Серёжа махнул рукой.
— Сколько продолжаются эти приступы мизантропии? — спросил я.
— Неделю, может, чуть больше, — ответил он.
— Что ж, подождём, — сказал я.
Неделя прошла, началась другая, по Леста не приходила. Тревога моя росла. Я понимал, что вряд ли с ней что-то случится. Тот же Камсков ходит под окнами, готовый помочь в любую минуту. Но ощущенье, что всё это связано с нашей последней встречей, не покидало меня. В особенности после разговора с Камсковым.

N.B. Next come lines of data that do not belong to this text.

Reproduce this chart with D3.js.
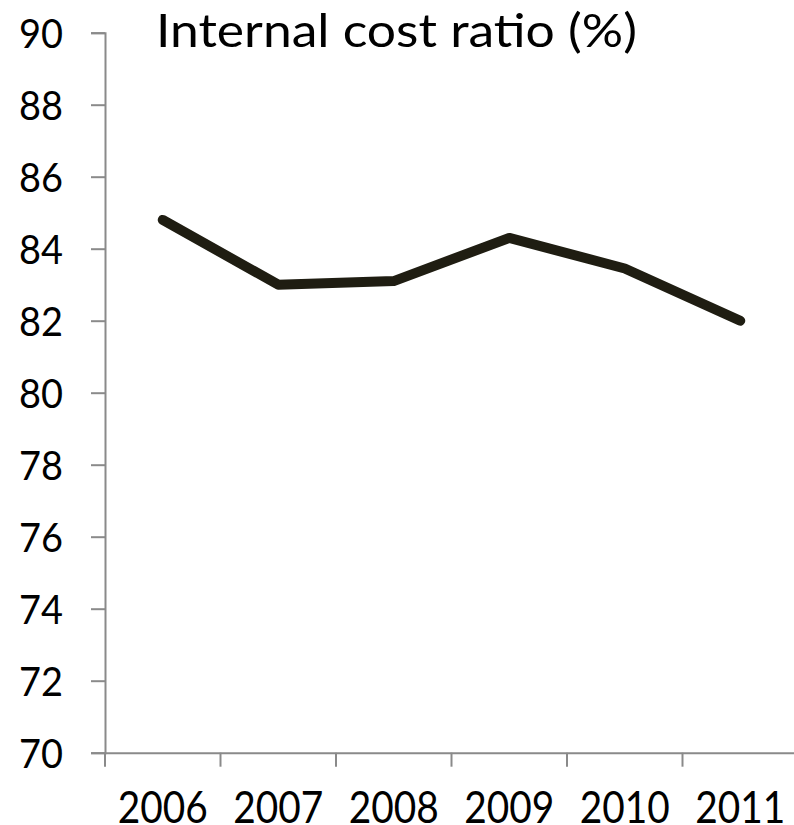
<!DOCTYPE html>
<html>
<head>
<meta charset="utf-8">
<script src="https://cdn.jsdelivr.net/npm/d3@7"></script>
<style>
  html, body { margin: 0; padding: 0; background: #fff; }
  svg { display: block; }
  text { font-family: "Lato", "Liberation Sans", sans-serif; fill: #000; }
</style>
</head>
<body>
<svg id="chart" width="794" height="825"></svg>
<script>
// Internal cost ratio by year (%)
const years = ["2006", "2007", "2008", "2009", "2010", "2011"];
const ratio = [84.8, 83.0, 83.1, 84.3, 83.45, 82.0];
const yTicks = [70, 72, 74, 76, 78, 80, 82, 84, 86, 88, 90];
const title = "Internal cost ratio (%)";

const svg = d3.select("#chart");
const axisColor = "#8a8a8a";

const x = d3.scaleBand().domain(years).range([105, 798]).padding(0);
const y = d3.scaleLinear().domain([70, 90]).range([752.7, 32.7]);

// y axis
const yAxis = svg.append("g")
  .attr("transform", "translate(105,0)")
  .call(d3.axisLeft(y).tickValues(yTicks).tickSize(14).tickPadding(28).tickFormat(d3.format("d")));
yAxis.select(".domain").attr("stroke", axisColor).attr("stroke-width", 2);
yAxis.selectAll(".tick line").attr("stroke", axisColor).attr("stroke-width", 2);
yAxis.selectAll(".tick text")
  .attr("font-size", 41)
  .attr("dy", "0.36em")
  .attr("textLength", 44)
  .attr("lengthAdjust", "spacingAndGlyphs")
  .style("font-family", "Lato, 'Liberation Sans', sans-serif")
  .attr("fill", "#000");

// x axis: labels centred in each band, tick marks at band edges
const xAxis = svg.append("g")
  .attr("transform", `translate(0,${y(70)})`)
  .call(d3.axisBottom(x).tickSize(0));
xAxis.select(".domain").attr("stroke", axisColor).attr("stroke-width", 2);
xAxis.selectAll(".tick text")
  .attr("y", 70)
  .attr("dy", 0)
  .attr("font-size", 45)
  .attr("textLength", 90)
  .attr("lengthAdjust", "spacingAndGlyphs")
  .style("font-family", "Lato, 'Liberation Sans', sans-serif")
  .attr("fill", "#000");
xAxis.selectAll(".edge")
  .data(years.map(d => x(d)).concat([x.range()[1]]))
  .join("line")
  .attr("class", "edge")
  .attr("x1", d => d).attr("x2", d => d)
  .attr("y1", 0).attr("y2", 14)
  .attr("stroke", axisColor).attr("stroke-width", 2);

// series line
const line = d3.line()
  .x((d, i) => x(years[i]) + x.bandwidth() / 2)
  .y(d => y(d));
svg.append("path")
  .datum(ratio)
  .attr("d", line)
  .attr("fill", "none")
  .attr("stroke", "#1f1d12")
  .attr("stroke-width", 10)
  .attr("stroke-linecap", "round")
  .attr("stroke-linejoin", "round");

// chart title
svg.append("text")
  .attr("x", 156)
  .attr("y", 47.3)
  .attr("font-size", 46)
  .attr("textLength", 481)
  .attr("lengthAdjust", "spacingAndGlyphs")
  .attr("fill", "#1f1d12")
  .text(title);
</script>
</body>
</html>
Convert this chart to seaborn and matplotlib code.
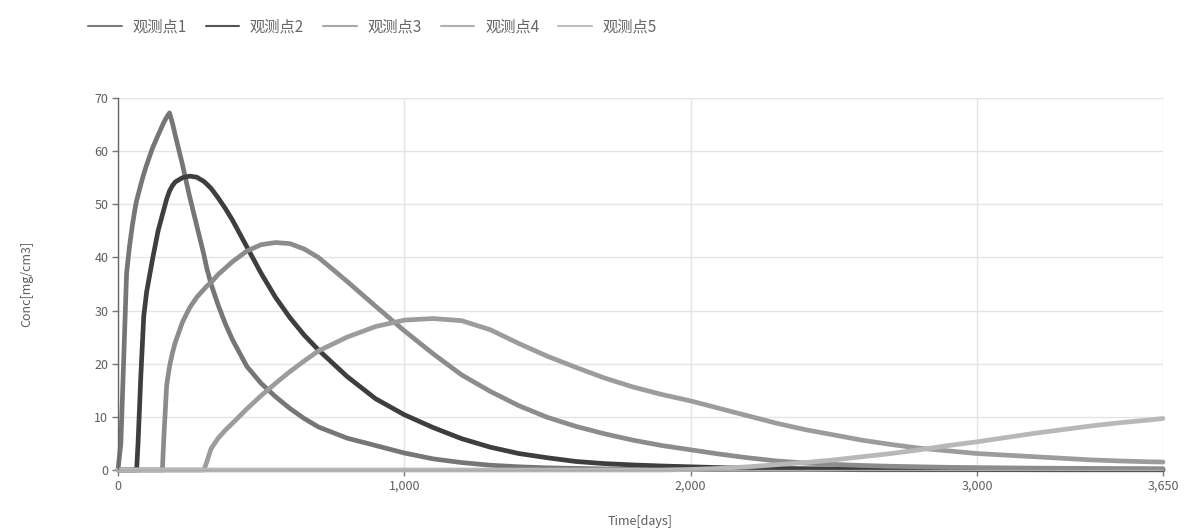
import matplotlib
matplotlib.use("Agg")
import matplotlib.pyplot as plt
import seaborn as sns
import pandas as pd
from matplotlib.lines import Line2D

# ---------------- data ----------------
t_days = [0, 10, 20, 30, 40, 50, 60, 65, 70, 80, 90, 100, 120, 140, 155, 160, 170, 180, 190, 200,
          225, 250, 275, 300, 310, 325, 350, 375, 400, 450, 500, 550, 600, 650, 700, 800, 900,
          1000, 1100, 1200, 1300, 1400, 1500, 1600, 1700, 1800, 1900, 2000, 2100, 2200, 2300,
          2400, 2500, 2600, 2700, 2800, 2900, 3000, 3100, 3200, 3300, 3400, 3500, 3600, 3650]

obs1 = [0, 5, 21, 37, 42, 46, 49.3, 50.7, 51.7, 53.8, 55.7, 57.4, 60.5, 63, 64.8, 65.4, 66.4, 67.2, 65.3, 63,
        57.5, 51.5, 46, 40.5, 38, 35, 31, 27.5, 24.5, 19.5, 16.3, 13.8, 11.6, 9.7, 8.1, 6.0, 4.6,
        3.2, 2.1, 1.4, 0.9, 0.6, 0.4, 0.3, 0.2, 0.15, 0.1, 0.1, 0.1, 0.1, 0.1,
        0.1, 0.1, 0.05, 0.05, 0.05, 0.05, 0.05, 0.05, 0.05, 0.05, 0.05, 0.05, 0.05, 0.05]

obs2 = [0, 0, 0, 0, 0, 0, 0, 0, 5, 18, 29, 33.5, 39.5, 45, 48, 49, 51, 52.5, 53.5, 54.2,
        55.0, 55.3, 55.1, 54.3, 53.8, 53.0, 51.2, 49.2, 47, 42, 37, 32.5, 28.7, 25.4, 22.6, 17.6, 13.4,
        10.4, 8.0, 5.9, 4.3, 3.1, 2.3, 1.6, 1.2, 0.95, 0.75, 0.6, 0.45, 0.35, 0.3,
        0.25, 0.2, 0.15, 0.12, 0.1, 0.1, 0.08, 0.07, 0.06, 0.05, 0.05, 0.05, 0.05, 0.05]

obs3 = [0, 0, 0, 0, 0, 0, 0, 0, 0, 0, 0, 0, 0, 0, 0, 6, 16, 19.5, 22, 24,
        27.8, 30.5, 32.5, 34, 34.6, 35.3, 36.8, 38, 39.2, 41.2, 42.4, 42.8, 42.6, 41.6, 40.0, 35.5, 30.8,
        26.2, 21.9, 17.9, 14.8, 12.1, 9.9, 8.2, 6.8, 5.6, 4.6, 3.8, 3.0, 2.3, 1.7,
        1.3, 1.05, 0.85, 0.7, 0.6, 0.5, 0.45, 0.4, 0.35, 0.32, 0.3, 0.28, 0.26, 0.25]

obs4 = [0, 0, 0, 0, 0, 0, 0, 0, 0, 0, 0, 0, 0, 0, 0, 0, 0, 0, 0, 0,
        0, 0, 0, 0, 1.5, 4, 6, 7.5, 8.8, 11.5, 14, 16.3, 18.5, 20.5, 22.4, 25.0, 27.0,
        28.2, 28.5, 28.1, 26.4, 23.8, 21.4, 19.3, 17.3, 15.6, 14.2, 13.0, 11.6, 10.2, 8.8,
        7.6, 6.6, 5.6, 4.8, 4.1, 3.6, 3.1, 2.8, 2.5, 2.2, 1.9, 1.7, 1.55, 1.5]

obs5 = [0, 0, 0, 0, 0, 0, 0, 0, 0, 0, 0, 0, 0, 0, 0, 0, 0, 0, 0, 0,
        0, 0, 0, 0, 0, 0, 0, 0, 0, 0, 0, 0, 0, 0, 0, 0, 0,
        0, 0, 0, 0, 0, 0, 0, 0, 0, 0, 0.1, 0.3, 0.6, 1.0,
        1.4, 1.9, 2.5, 3.1, 3.8, 4.6, 5.3, 6.1, 6.9, 7.6, 8.3, 8.9, 9.4, 9.7]

series_names = ["观测点1", "观测点2", "观测点3", "观测点4", "观测点5"]
series_values = [obs1, obs2, obs3, obs4, obs5]
x_ticks = [0, 1000, 2000, 3000, 3650]
x_tick_labels = ["0", "1,000", "2,000", "3,000", "3,650"]
y_ticks = [0, 10, 20, 30, 40, 50, 60, 70]

colors = ["#767676", "#3e3e3e", "#8c8c8c", "#9c9c9c", "#b8b8b8"]
legend_colors = ["#7a7a7a", "#555555", "#a8a8a8", "#b0b0b0", "#bdbdbd"]

rows = []
for name, vals in zip(series_names, series_values):
    for t, v in zip(t_days, vals):
        rows.append({"t": t, "c": v, "series": name})
df = pd.DataFrame(rows)

# ---------------- plot ----------------
sns.set_theme(style="white")
plt.rcParams["font.family"] = ["Noto Sans CJK SC", "DejaVu Sans"]

W, H = 1191, 529
fig = plt.figure(figsize=(W / 100, H / 100), dpi=100)
ax = fig.add_axes([118 / W, 1 - 470 / H, (1163 - 118) / W, (470 - 98) / H])

sns.lineplot(data=df, x="t", y="c", hue="series", hue_order=series_names,
             palette=dict(zip(series_names, colors)), linewidth=3.4,
             legend=False, ax=ax, sort=True, estimator=None)
for ln in ax.lines:
    ln.set_clip_on(False)
    ln.set_solid_joinstyle("round")
    ln.set_solid_capstyle("round")

ax.set_xlim(0, 3650)
ax.set_ylim(0, 70)
ax.set_xticks(x_ticks)
ax.set_xticklabels(x_tick_labels)
ax.set_yticks(y_ticks)

ax.grid(True, color="#e4e4e4", linewidth=1)
ax.set_axisbelow(True)
for s in ["top", "right"]:
    ax.spines[s].set_visible(False)
ax.spines["left"].set_color("#666666")
ax.spines["left"].set_linewidth(1)
ax.spines["bottom"].set_color("#aaaaaa")
ax.spines["bottom"].set_linewidth(1)
ax.tick_params(axis="both", which="both", length=4, width=1, color="#777777",
               labelcolor="#5e5e5e", labelsize=9, pad=3, left=True, bottom=True)

ax.set_xlabel("Time[days]", fontsize=9, color="#5e5e5e", labelpad=16)
ax.set_ylabel("Conc[mg/cm3]", fontsize=9, color="#5e5e5e", labelpad=44)

handles = [Line2D([0], [0], color=c, lw=1.5) for c in legend_colors]
fig.legend(handles, series_names, loc="center left", bbox_to_anchor=(88 / W, 1 - 27 / H),
           ncol=5, frameon=False, fontsize=11, handlelength=2.2, handletextpad=0.7,
           columnspacing=1.25, borderpad=0, borderaxespad=0, labelcolor="#666666")

fig.savefig("out.png", dpi=100, facecolor="white")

Я выбрал воскресный день, когда старшие классы уехали в колхоз на картошку. Адрес Лесты я уже знал. Даже проходил несколько раз по улице, где прятался дом её бабушки. Он «прятался» в самом деле, потому что в зарослях глубокого палисада с улицы не был виден. Торчал только верх буро-красной крыши. Остальные дома стояли открыто и вполне отвечали облику бедной окраины. Единственное двухэтажное здание, бывший клуб, разбомблённое в первые годы войны, так и высилось справа от дома Лесты, зияя проломами в толстых кирпичных стенах. Участок слева был пуст, на нём кривилась ветхая изба с забитыми крест-накрест окнами. Напротив тоже простиралось пустое пространство. Здесь начали разбивать сквер, бросили, и теперь он зарос сорными травами. Дом Лесты стоял одиноко.